After the relative blossoming of the airline business last year, with some posting record profits, the past month has seen the industry's fortunes wilt under the influence of the economic downturn and record oil prices. And the gloom is set to continue
In the early 1960s, shortly after coming to power, British prime minister Harold Wilson is famously supposed to have commented that a week is a long time in politics. The fortunes of those pursuing a political career can certainly oscillate wildly in seven days. For those pursuing a career in aviation, the timeline when encountering turbulence is never usually quite so short - until now.
April 2008 will go down in aviation folklore as the month that the industry's cyclical downturn took its first casualties. Hardly a day went by as the month began without some momentous or bad news. April will also be long remembered for starkly different reasons in the boardrooms of British Airways, Delta Air Lines and Northwest Airlines. The former was dealing with a botched move into an airport - Terminal 5 at London Heathrow - that was billed as a transformation in the customer experience. The latter two are engineering a merger that could create the world's second mega carrier after Air France-KLM.
It was not supposed to be like this. Just six months ago, US and European network carriers were posting record profits and even though high fuel prices made boardrooms wince, they appeared manageable. The turnaround is dramatic, and one almost exclusively driven by oil prices that journalists are running out of adjectives with which to describe their fast rise. The facts are that jet fuel was over 70% more expensive in March compared to a year ago, and still rising. IATA estimates that the industry will pay a staggering $58 billion more for its fuel in 2008 compared with 2007.
"With no immediate cessation in the violence of high fuel prices in sight, further casualties are inevitable"
Small wonder then that some have thrown in the towel. It all started on 30 March when Hawaiian carrier Aloha Airlines
said goodbye, carrying its last passengers after filing for bankruptcy days earlier. Within days two smaller low-fare players ATA Airlines
and Skybus were shutting down, while a larger player, Frontier Airlines
, was taking the bankruptcy road. These are the very players who were supposed to be testing the new boundaries of the model for low-cost carriers, while the big guys were supposed to be trying to establish new ways of working with labour. As recently as late February, Delta
executives were talking about doing no merger with Northwest without full pilot buy-in.

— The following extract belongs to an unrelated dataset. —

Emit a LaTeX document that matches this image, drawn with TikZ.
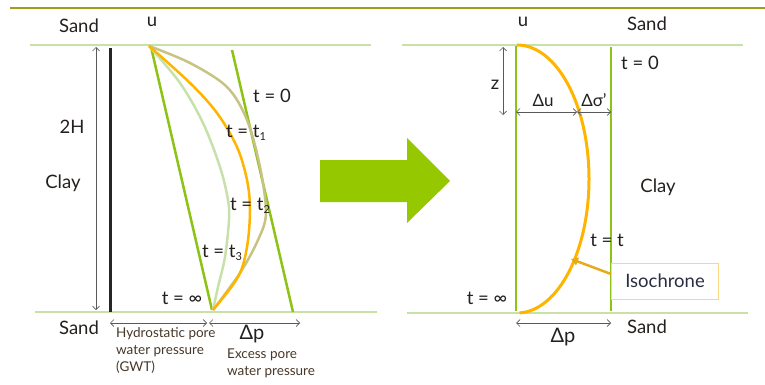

Crisis measures to cope with the fuel funk are coming in at every US carrier. For instance, after posting a loss of $80 million for the first quarter, Continental Airlines said it would remove an extra 14 older and less fuel efficient 737s from its fleet to cut back its domestic operations. According to chief executive Larry Kellner: "The international business is working at these fuel prices. The domestic industry is not."
For Oasis Hong Kong Airlines the international marketplace was too tough. After less than 18 months in business, the long-haul low-fare carrier called it a day in the second week of April, pointing the finger squarely at fuel as the culprit for its woes.
But Oasis may be the exception in this region. Carriers in the Asia-Pacific are far from being as doom laden as their counterparts in the USA. However, while the emerging markets of China and India continue their relentless growth spurt, it is an almost entirely unprofitable endeavour for the time being. Indeed Jet Airways chairman Naresh Goyal recently said that Indian carriers could collectively report losses of $1 billion for last year.
European carriers have, thus far, held out. As easyJet chief executive Andrew Harrison says in our cover interview this month, the high price of fuel "will kill some airlines, but it won't kill this one". However, the UK-based low-cost carrier has issued a profit warning because of fuel, while Ireland's Ryanair says it will ground 20 737s this winter rather than fly them as it will be cheaper to do so.
With no immediate cessation in the violence of high fuel prices in sight, further casualties are inevitable. Some low-fare players in particular look vulnerable. Buoyed by strong cash flows generated by healthy traffic in the past, they will have to switch from denial to confession about their plight.
It was American poet TS Eliot in his 1922 poem The Waste Land who wrote that "April is the cruelest month..." As far as the airline industry is concerned it is a month when the cruelty may only have just begun.